Cost considerations: S3 vs FSx for Lustre vs compute
When designing AWS workflows for data-intensive modeling (e.g., GEOS-Chem / GCHP), it is important to distinguish persistent storage, high-performance scratch storage, and compute cost, as they differ substantially in pricing and intended use.
High-level pricing overview
The table below summarizes typical AWS costs relevant to data-intensive HPC workflows. Prices are approximate and may vary by region, availability zone, and market conditions.
Resource |
Typical cost |
Billing unit |
Notes / intended use |
|---|---|---|---|
Amazon S3 Standard |
~$0.023 |
per GB-month |
Lowest-cost persistent storage. |
FSx for Lustre (Scratch 2) |
~$0.140 |
per GB-month |
High-performance parallel filesystem for runtime I/O. Significantly more expensive than S3; intended for short-lived use. |
EC2 Spot instances |
~$1 |
per node-hour |
Compute cost usually dominates total spend. Price varies strongly by instance type and availability zone. |
S3: lowest-cost persistent storage
Amazon S3 is the most cost-effective option for long-term storage of model input data, restart files, and archived outputs.
S3 Standard (active storage) costs $0.023 per GB-month (AWS S3 pricing).
There is no minimum storage duration for S3 Standard.
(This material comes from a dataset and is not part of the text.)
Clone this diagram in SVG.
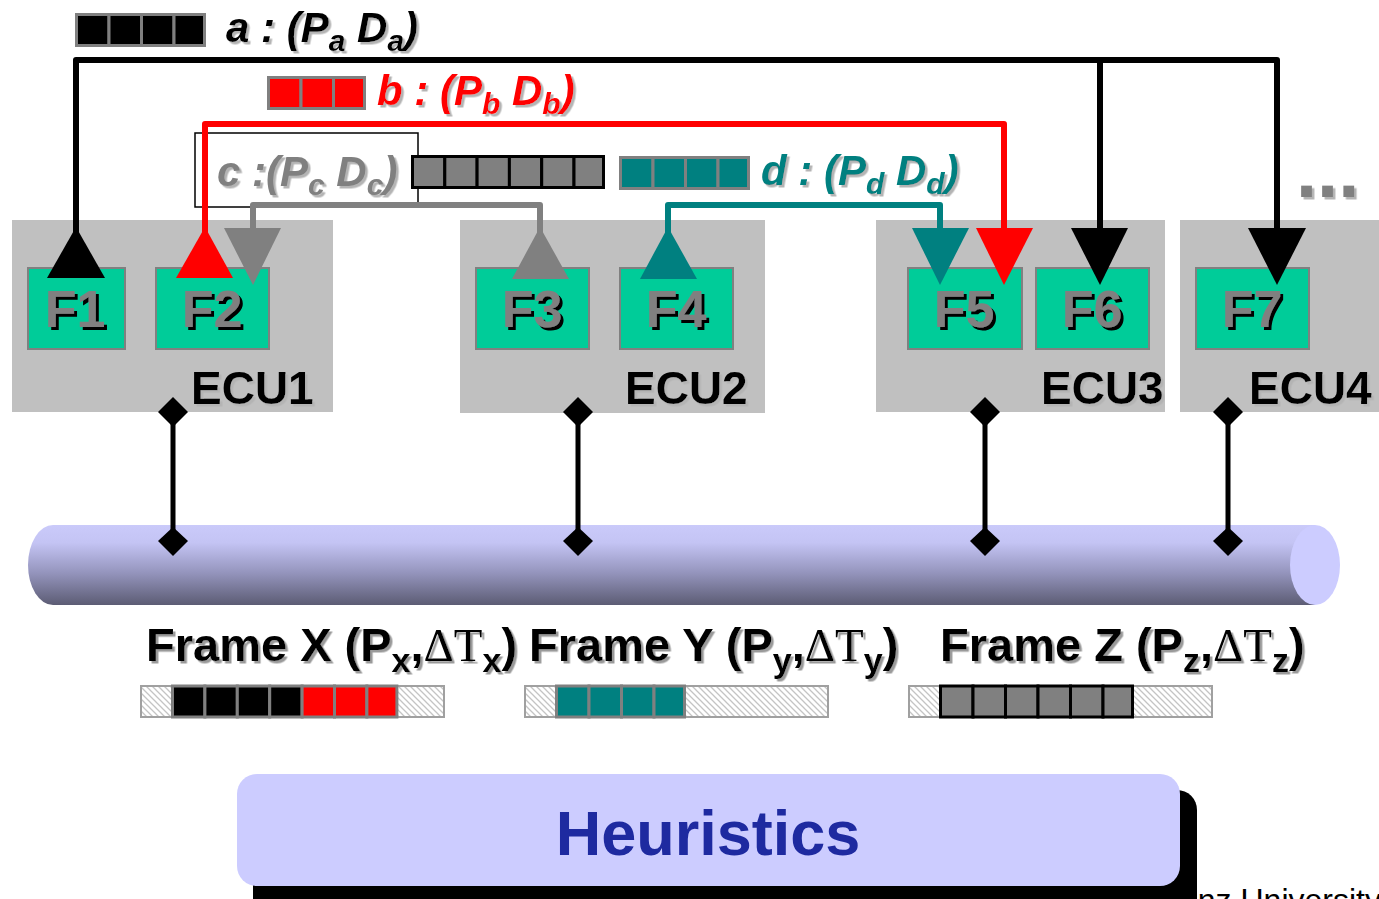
<svg xmlns="http://www.w3.org/2000/svg" width="1379" height="899" viewBox="0 0 1379 899">
<defs>
<style>
.ecu{fill:#c0c0c0}
.fbox{fill:#00cc99;stroke:#808080;stroke-width:2}
.flab{font-family:"Liberation Sans",Arial,sans-serif;font-weight:bold;font-size:52px;fill:#808080;text-anchor:middle}
.elab{font-family:"Liberation Sans",Arial,sans-serif;font-weight:bold;font-size:46px;fill:#000}
.msg{font-family:"Liberation Sans",Arial,sans-serif;font-weight:bold;font-style:italic;font-size:42px}
.sub{font-size:30px}
.frm{font-family:"Liberation Sans",Arial,sans-serif;font-weight:bold;font-size:47px;fill:#000}
.fsub{font-size:34px}
.dt{font-family:"Liberation Serif","Times New Roman",serif;font-weight:normal}
.ln{fill:none;stroke-width:6;stroke-linejoin:round}
.sqg{stroke:#808080;stroke-width:3}
.sqk{stroke:#000;stroke-width:3}
.hatch{fill:url(#hp);stroke:#a0a0a0;stroke-width:2}
.bus{stroke:#000;stroke-width:5}
</style>
<pattern id="hp" patternUnits="userSpaceOnUse" width="6" height="6">
<rect width="6" height="6" fill="#fff"/>
<path d="M-1,-1 L7,7 M-1,5 L1,7 M5,-1 L7,1" stroke="#c4c4c4" stroke-width="1.3"/>
</pattern>
<linearGradient id="busg" x1="0" y1="0" x2="0" y2="1">
<stop offset="0" stop-color="#cacafa"/>
<stop offset="0.22" stop-color="#c4c4f4"/>
<stop offset="0.6" stop-color="#9494bc"/>
<stop offset="1" stop-color="#5c5c74"/>
</linearGradient>
<filter id="shL" x="-10%" y="-20%" width="130%" height="150%">
<feDropShadow dx="2.5" dy="2.5" stdDeviation="0.4" flood-color="#b4b4b4" flood-opacity="1"/>
</filter>
<filter id="shD" x="-10%" y="-20%" width="130%" height="150%">
<feDropShadow dx="3" dy="3" stdDeviation="0" flood-color="#000" flood-opacity="1"/>
</filter>
<filter id="shG" x="-10%" y="-20%" width="130%" height="150%">
<feDropShadow dx="2.5" dy="2.5" stdDeviation="0.5" flood-color="#9a9a9a" flood-opacity="1"/>
</filter>
</defs>
<rect width="1379" height="899" fill="#fff"/>

<!-- bus -->
<g id="bus">
<path d="M53,525 H1315 V605 H53 A25,40 0 0 1 53,525 Z" fill="url(#busg)"/>
<ellipse cx="1315" cy="565" rx="25" ry="40" fill="#ccccff"/>
</g>

<!-- ECUs -->
<g id="ecu1">
<rect class="ecu" x="12" y="220" width="321" height="192"/>
<text class="elab" x="191" y="404" filter="url(#shL)">ECU1</text>
</g>
<g id="ecu2">
<rect class="ecu" x="460" y="220" width="305" height="193"/>
<text class="elab" x="625" y="404" filter="url(#shL)">ECU2</text>
</g>
<g id="ecu3">
<rect class="ecu" x="876" y="220" width="289" height="192"/>
<text class="elab" x="1041" y="404" filter="url(#shL)">ECU3</text>
</g>
<g id="ecu4">
<rect class="ecu" x="1180" y="220" width="199" height="192"/>
<text class="elab" x="1249" y="404" filter="url(#shL)">ECU4</text>
</g>

<g id="f1"><rect class="fbox" x="28" y="268" width="97" height="81"/><text class="flab" x="75" y="327" filter="url(#shD)">F1</text></g>
<g id="f2"><rect class="fbox" x="156" y="268" width="113" height="81"/><text class="flab" x="212" y="327" filter="url(#shD)">F2</text></g>
<g id="f3"><rect class="fbox" x="476" y="268" width="113" height="81"/><text class="flab" x="532" y="327" filter="url(#shD)">F3</text></g>
<g id="f4"><rect class="fbox" x="620" y="268" width="113" height="81"/><text class="flab" x="676" y="327" filter="url(#shD)">F4</text></g>
<g id="f5"><rect class="fbox" x="908" y="268" width="114" height="81"/><text class="flab" x="964" y="327" filter="url(#shD)">F5</text></g>
<g id="f6"><rect class="fbox" x="1036" y="268" width="113" height="81"/><text class="flab" x="1092" y="327" filter="url(#shD)">F6</text></g>
<g id="f7"><rect class="fbox" x="1196" y="268" width="113" height="81"/><text class="flab" x="1252" y="327" filter="url(#shD)">F7</text></g>

<!-- message legends -->
<g id="msg-a">
<rect class="sqg" x="76.5" y="14.5" width="32.5" height="31" fill="#000"/>
<rect class="sqg" x="109" y="14.5" width="32.5" height="31" fill="#000"/>
<rect class="sqg" x="141.5" y="14.5" width="32.5" height="31" fill="#000"/>
<rect class="sqg" x="174" y="14.5" width="30.5" height="31" fill="#000"/>
<text class="msg" x="226" y="42" fill="#000" filter="url(#shL)">a : (P<tspan class="sub" dy="9">a</tspan><tspan dy="-9"> D</tspan><tspan class="sub" dy="9">a</tspan><tspan dy="-9">)</tspan></text>
</g>
<g id="msg-b">
<rect class="sqg" x="268.5" y="77.5" width="32.5" height="31" fill="#ff0000"/>
<rect class="sqg" x="301" y="77.5" width="32.5" height="31" fill="#ff0000"/>
<rect class="sqg" x="333.5" y="77.5" width="31" height="31" fill="#ff0000"/>
<text class="msg" x="377" y="105" fill="#ff0000" filter="url(#shL)">b : (P<tspan class="sub" dy="9">b</tspan><tspan dy="-9"> D</tspan><tspan class="sub" dy="9">b</tspan><tspan dy="-9">)</tspan></text>
</g>
<g id="msg-c">
<rect x="195" y="133" width="223" height="74" fill="none" stroke="#000" stroke-width="1.5"/>
<rect class="sqk" x="412.5" y="156.5" width="32.3" height="31" fill="#808080"/>
<rect class="sqk" x="444.8" y="156.5" width="32.3" height="31" fill="#808080"/>
<rect class="sqk" x="477.1" y="156.5" width="32.3" height="31" fill="#808080"/>
<rect class="sqk" x="509.4" y="156.5" width="32.3" height="31" fill="#808080"/>
<rect class="sqk" x="541.7" y="156.5" width="32.3" height="31" fill="#808080"/>
<rect class="sqk" x="574" y="156.5" width="29.5" height="31" fill="#808080"/>
<text class="msg" x="217" y="186" fill="#808080" filter="url(#shL)">c :(P<tspan class="sub" dy="9">c</tspan><tspan dy="-9"> D</tspan><tspan class="sub" dy="9">c</tspan><tspan dy="-9">)</tspan></text>
</g>
<g id="msg-d">
<rect class="sqg" x="620.5" y="157.5" width="32.5" height="31" fill="#008080"/>
<rect class="sqg" x="653" y="157.5" width="32.5" height="31" fill="#008080"/>
<rect class="sqg" x="685.5" y="157.5" width="32.5" height="31" fill="#008080"/>
<rect class="sqg" x="718" y="157.5" width="30.5" height="31" fill="#008080"/>
<text class="msg" x="761" y="185" fill="#008080" filter="url(#shL)">d : (P<tspan class="sub" dy="9">d</tspan><tspan dy="-9"> D</tspan><tspan class="sub" dy="9">d</tspan><tspan dy="-9">)</tspan></text>
</g>
<g id="more">
<text x="1296" y="197" font-family="Liberation Sans,Arial,sans-serif" font-weight="bold" font-size="76" fill="#808080" filter="url(#shL)">...</text>
</g>

<!-- connectors -->
<g id="connectors">
<path class="ln" stroke="#000" d="M76,235 V60 H1277 V235 M1100,60 V235"/>
<polygon points="76,227 47,278 105,278" fill="#000"/>
<polygon points="1071,228 1128,228 1100,285" fill="#000"/>
<polygon points="1248,228 1306,228 1277,285" fill="#000"/>
<path class="ln" stroke="#ff0000" d="M205,235 V124 H1004 V235"/>
<polygon points="205,227 176,278 233,278" fill="#ff0000"/>
<polygon points="976,228 1033,228 1004,285" fill="#ff0000"/>
<path class="ln" stroke="#808080" d="M253,235 V205 H540 V235"/>
<polygon points="224,228 281,228 253,285" fill="#808080"/>
<polygon points="540,227 512,279 569,279" fill="#808080"/>
<path class="ln" stroke="#008080" d="M668,235 V205 H940 V235"/>
<polygon points="668,227 640,279 697,279" fill="#008080"/>
<polygon points="912,228 969,228 940,285" fill="#008080"/>
<path class="bus" d="M173,412 V541 M578,412 V541 M985,412 V541 M1228,412 V541"/>
<g fill="#000">
<polygon points="173,397 188,412 173,427 158,412"/>
<polygon points="578,397 593,412 578,427 563,412"/>
<polygon points="985,397 1000,412 985,427 970,412"/>
<polygon points="1228,397 1243,412 1228,427 1213,412"/>
<polygon points="173,527 188,541 173,556 158,541"/>
<polygon points="578,527 593,541 578,556 563,541"/>
<polygon points="985,527 1000,541 985,556 970,541"/>
<polygon points="1228,527 1243,541 1228,556 1213,541"/>
</g>
</g>

<!-- frames -->
<g id="frame-x">
<text class="frm" x="146" y="661" filter="url(#shG)">Frame X (P<tspan class="fsub" dy="11">x</tspan><tspan dy="-11">,</tspan><tspan class="dt">ΔT</tspan><tspan class="fsub" dy="11">x</tspan><tspan dy="-11">)</tspan></text>
<rect class="hatch" x="141" y="686" width="303" height="31"/>
<rect class="sqg" x="172.5" y="686" width="32.4" height="31" fill="#000"/>
<rect class="sqg" x="204.9" y="686" width="32.4" height="31" fill="#000"/>
<rect class="sqg" x="237.3" y="686" width="32.4" height="31" fill="#000"/>
<rect class="sqg" x="269.7" y="686" width="32.4" height="31" fill="#000"/>
<rect class="sqg" x="302.1" y="686" width="32.4" height="31" fill="#ff0000"/>
<rect class="sqg" x="334.5" y="686" width="32.4" height="31" fill="#ff0000"/>
<rect class="sqg" x="366.9" y="686" width="30" height="31" fill="#ff0000"/>
</g>
<g id="frame-y">
<text class="frm" x="529" y="661" filter="url(#shG)">Frame Y (P<tspan class="fsub" dy="11">y</tspan><tspan dy="-11">,</tspan><tspan class="dt">ΔT</tspan><tspan class="fsub" dy="11">y</tspan><tspan dy="-11">)</tspan></text>
<rect class="hatch" x="525" y="686" width="303" height="31"/>
<rect class="sqg" x="556.5" y="686" width="32.5" height="31" fill="#008080"/>
<rect class="sqg" x="589" y="686" width="32.5" height="31" fill="#008080"/>
<rect class="sqg" x="621.5" y="686" width="32.5" height="31" fill="#008080"/>
<rect class="sqg" x="654" y="686" width="30.5" height="31" fill="#008080"/>
</g>
<g id="frame-z">
<text class="frm" x="940" y="661" filter="url(#shG)">Frame Z (P<tspan class="fsub" dy="11">z</tspan><tspan dy="-11">,</tspan><tspan class="dt">ΔT</tspan><tspan class="fsub" dy="11">z</tspan><tspan dy="-11">)</tspan></text>
<rect class="hatch" x="909" y="686" width="303" height="31"/>
<rect class="sqk" x="940.5" y="686" width="32.5" height="31" fill="#808080"/>
<rect class="sqk" x="973" y="686" width="32.5" height="31" fill="#808080"/>
<rect class="sqk" x="1005.5" y="686" width="32.5" height="31" fill="#808080"/>
<rect class="sqk" x="1038" y="686" width="32.5" height="31" fill="#808080"/>
<rect class="sqk" x="1070.5" y="686" width="32.5" height="31" fill="#808080"/>
<rect class="sqk" x="1103" y="686" width="29.5" height="31" fill="#808080"/>
</g>

<!-- footer -->
<text x="1180" y="911" font-family="Liberation Sans,Arial,sans-serif" font-size="32" fill="#000">enz University</text>
<g id="heuristics">
<rect x="253" y="790" width="944" height="130" rx="20" fill="#000"/>
<rect x="237" y="774" width="943" height="112" rx="20" fill="#ccccff"/>
<text x="708" y="855" text-anchor="middle" font-family="Liberation Sans,Arial,sans-serif" font-weight="bold" font-size="63" fill="#1e2aa0">Heuristics</text>
</g>
</svg>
S3 is designed for durability and scalability, not low-latency parallel I/O, which makes it ideal as a persistent data lake rather than a runtime filesystem.
Additional cost components to be aware of:
Requests (PUT, GET, LIST), which are typically negligible compared to storage for scientific workflows.
Data transfer:
Data transfer into S3 is free from local files or same-regions transfer.
Data transfer from S3 to EC2 or FSx within the same region is free (common case for HPC workflows).
Data transfer out of AWS (to the public internet) is charged.
FSx for Lustre: high-performance, higher-cost storage
Amazon FSx for Lustre provides a parallel POSIX filesystem optimized for high-throughput and low-latency I/O during model execution.
FSx for Lustre Scratch 2 costs approximately $0.140 per GB-month for provisioned storage (AWS FSx for Lustre pricing).
FSx is intended for:
Runtime model input/output
Checkpointing
High-frequency parallel reads and writes
FSx storage is significantly more expensive than S3 and should therefore be treated as temporary or performance-critical storage, not long-term storage.
FSx file systems can be linked to S3 using Data Repository Associations (DRA), enabling data to be staged from S3 into FSx and written back when jobs complete.
Compute cost usually dominates overall spending
For most HPC workloads, compute cost dominates total cost, while storage (often S3) is comparatively cheap.
Spot EC2 instances commonly cost ~$1 per node-hour, depending on:
Instance type
Availability zone
Spot market conditions
Pricing references:
As a result:
Reducing wall-clock runtime (e.g., faster I/O using FSx) can save more money than minimizing storage costs.
Paying for short-lived FSx storage is often justified if it substantially reduces expensive compute time.
Recommended cost-efficient pattern
A common and cost-effective pattern is:
Store all persistent data (input datasets, restarts, archived outputs) in S3.
Stage required data from S3 to FSx for Lustre before or during job startup.
Run compute-intensive jobs using FSx for high-performance I/O.
Write final outputs back to S3.
Delete or reuse FSx file systems as needed to minimize storage duration.
This approach leverages the low cost of S3, the performance of FSx, and acknowledges that compute time is the primary cost driver for large-scale modeling workloads.